==== Supplied information

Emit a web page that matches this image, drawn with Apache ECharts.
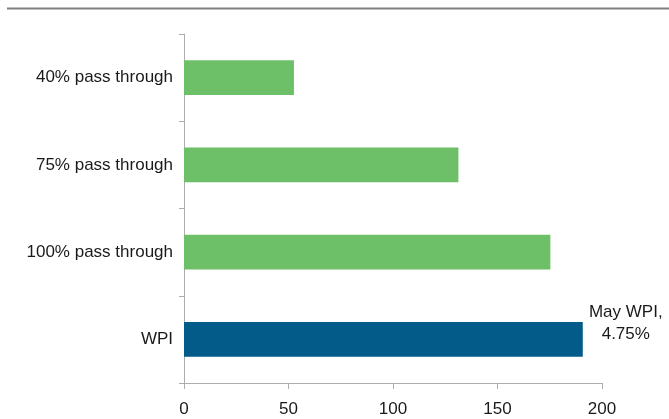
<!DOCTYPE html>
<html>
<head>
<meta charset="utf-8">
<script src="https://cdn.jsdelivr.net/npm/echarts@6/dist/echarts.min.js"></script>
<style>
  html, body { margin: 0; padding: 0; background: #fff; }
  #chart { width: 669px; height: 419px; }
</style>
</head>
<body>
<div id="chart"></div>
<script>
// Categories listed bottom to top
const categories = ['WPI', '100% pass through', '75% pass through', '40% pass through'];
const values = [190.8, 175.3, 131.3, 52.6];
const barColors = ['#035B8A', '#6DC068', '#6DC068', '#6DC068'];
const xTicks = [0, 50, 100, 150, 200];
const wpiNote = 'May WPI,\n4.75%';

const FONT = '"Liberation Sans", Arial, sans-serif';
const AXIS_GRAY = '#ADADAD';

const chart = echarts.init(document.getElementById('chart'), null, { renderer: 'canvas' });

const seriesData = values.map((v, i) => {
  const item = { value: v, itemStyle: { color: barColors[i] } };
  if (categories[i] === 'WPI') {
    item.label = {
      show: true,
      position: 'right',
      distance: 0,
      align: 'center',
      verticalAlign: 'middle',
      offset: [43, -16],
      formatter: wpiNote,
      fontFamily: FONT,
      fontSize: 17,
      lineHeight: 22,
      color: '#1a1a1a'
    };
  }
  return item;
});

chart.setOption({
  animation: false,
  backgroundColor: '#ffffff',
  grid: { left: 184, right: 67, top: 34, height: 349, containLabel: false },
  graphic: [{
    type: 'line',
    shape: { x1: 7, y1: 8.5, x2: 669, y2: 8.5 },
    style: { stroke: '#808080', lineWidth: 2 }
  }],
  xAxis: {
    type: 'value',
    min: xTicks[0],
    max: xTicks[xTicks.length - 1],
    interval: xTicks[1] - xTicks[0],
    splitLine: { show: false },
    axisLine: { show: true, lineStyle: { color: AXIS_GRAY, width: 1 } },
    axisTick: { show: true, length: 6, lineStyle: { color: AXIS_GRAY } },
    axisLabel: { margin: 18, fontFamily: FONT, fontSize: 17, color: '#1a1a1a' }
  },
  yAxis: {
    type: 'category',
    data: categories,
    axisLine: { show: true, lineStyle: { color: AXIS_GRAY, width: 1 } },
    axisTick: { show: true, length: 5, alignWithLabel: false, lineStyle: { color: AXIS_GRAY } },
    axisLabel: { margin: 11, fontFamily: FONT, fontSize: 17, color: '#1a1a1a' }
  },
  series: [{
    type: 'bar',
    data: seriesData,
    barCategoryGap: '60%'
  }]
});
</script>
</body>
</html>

========
==== Supplied information

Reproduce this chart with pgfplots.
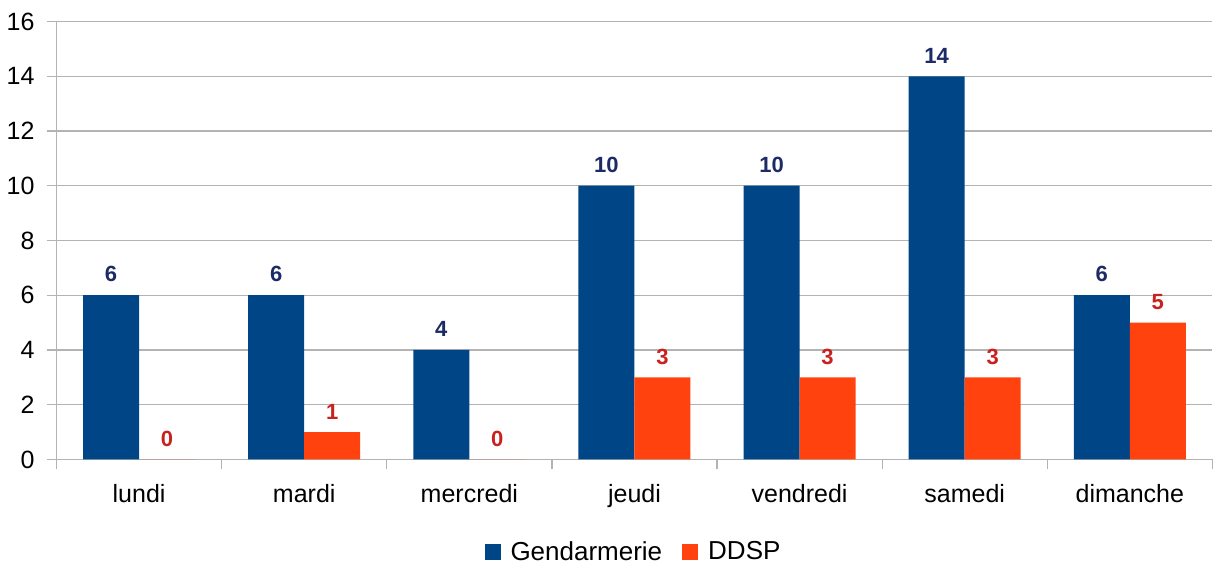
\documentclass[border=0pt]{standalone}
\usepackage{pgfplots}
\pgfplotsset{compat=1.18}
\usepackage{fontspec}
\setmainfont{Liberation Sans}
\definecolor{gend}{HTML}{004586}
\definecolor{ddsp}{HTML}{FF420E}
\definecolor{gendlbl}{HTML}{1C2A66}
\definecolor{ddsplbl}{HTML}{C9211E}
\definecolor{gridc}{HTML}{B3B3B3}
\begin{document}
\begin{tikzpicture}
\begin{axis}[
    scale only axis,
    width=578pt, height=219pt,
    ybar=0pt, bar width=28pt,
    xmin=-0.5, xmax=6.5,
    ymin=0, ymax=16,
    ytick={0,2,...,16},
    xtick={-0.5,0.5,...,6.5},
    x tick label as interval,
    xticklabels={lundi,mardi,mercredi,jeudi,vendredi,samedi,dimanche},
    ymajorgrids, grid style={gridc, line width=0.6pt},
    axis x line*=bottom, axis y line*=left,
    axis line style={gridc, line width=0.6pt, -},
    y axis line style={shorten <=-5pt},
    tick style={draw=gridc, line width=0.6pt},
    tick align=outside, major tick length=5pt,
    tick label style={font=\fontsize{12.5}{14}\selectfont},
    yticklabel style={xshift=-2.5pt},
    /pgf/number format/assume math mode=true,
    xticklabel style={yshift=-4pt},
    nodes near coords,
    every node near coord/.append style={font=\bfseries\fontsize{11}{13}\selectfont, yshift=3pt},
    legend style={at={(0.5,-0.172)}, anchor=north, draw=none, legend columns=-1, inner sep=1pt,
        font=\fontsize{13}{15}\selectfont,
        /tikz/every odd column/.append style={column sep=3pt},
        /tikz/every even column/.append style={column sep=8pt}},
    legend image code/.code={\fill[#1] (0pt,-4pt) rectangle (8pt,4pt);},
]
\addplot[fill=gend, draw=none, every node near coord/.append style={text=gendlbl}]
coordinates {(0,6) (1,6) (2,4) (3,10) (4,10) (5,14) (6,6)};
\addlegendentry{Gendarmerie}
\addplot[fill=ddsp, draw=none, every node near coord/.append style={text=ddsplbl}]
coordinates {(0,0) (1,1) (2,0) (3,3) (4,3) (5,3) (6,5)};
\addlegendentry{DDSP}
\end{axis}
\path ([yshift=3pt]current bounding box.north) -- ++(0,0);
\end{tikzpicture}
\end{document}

========

**Work to be completed:** Which lines include the word "this"? List them all.

**Task answer:**
Emit a web page that matches this image, drawn with Apache ECharts.
Reproduce this chart with pgfplots.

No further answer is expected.